At the beginning I thought it was a crazy, and almost a stupid idea, but I decided that I would give it a try.

So I opened my “memories’ box” where I kept all my pictures and I tried to see them with the eyes of the woman that I was in the present moment. I went through every picture and looked at them without labels, critiques or judgments. It was like going on a trip where I could really see every stage of my life. It was a great discovery, almost a surprise because I was capable of getting rid of layers of shame and guilt, all the conditioning and just see who I was through my own eyes.


The way I saw my image in all of them changed, it was like they were photoshopped. And I hugged each me, each age, healing every me, every story, rescuing me and saving me. It was a powerful experience because I didn’t see my image through my parent’s eyes anymore, through their judgments, opinions and blame. I could see the real me for the first time face to face.


When I become the observant, the person who contemplates my own life, of an event or a phase, it helps me to do it from an objective position, from a nonjudgmental place, from a place of respect and freedom. The voices that don’t belong to me are quiet. It is me with me.


We can’t change what happened in the past, but we can change how we see that past in your present.

I know what happened, I know what I felt, but now I can recognize it wasn’t my fault, and now I understand why I felt the way I felt, and that gives me peace in my present, and when I want to look back I see myself in a different way, in a loving and respectful way. I healed that part of me. I discovered a beautiful 8-year-old queen girl.

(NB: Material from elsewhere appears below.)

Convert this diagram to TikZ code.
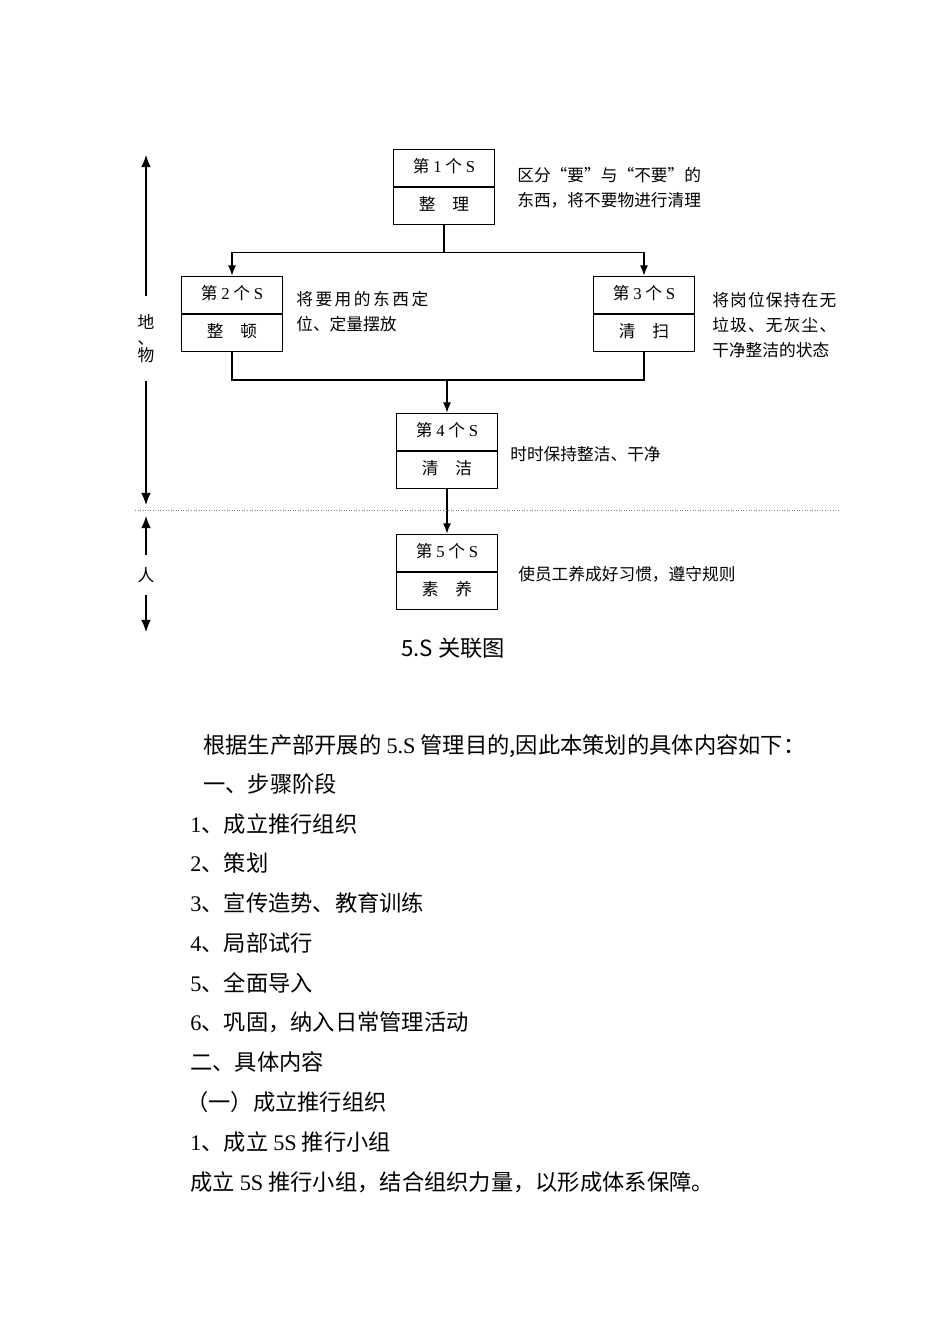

I remembered that I had a heart full of hope, eager to love, dreaming about happiness and how to take care of the world. I could see the real girl and recognize it today as a brave woman, resilient, and be able to look back with love in her eyes and respect for herself, for myself. I cried. I cleaned and cleaned my soul with my tears, letting her out of the dark. I took the pictures that I had hated for thirty seven years and I fell in love with the small me, the kid me, the girl me, and I gave her what she always deserved, I made her the queen that she had always been, I crowned her. That’s my favorite picture ever since.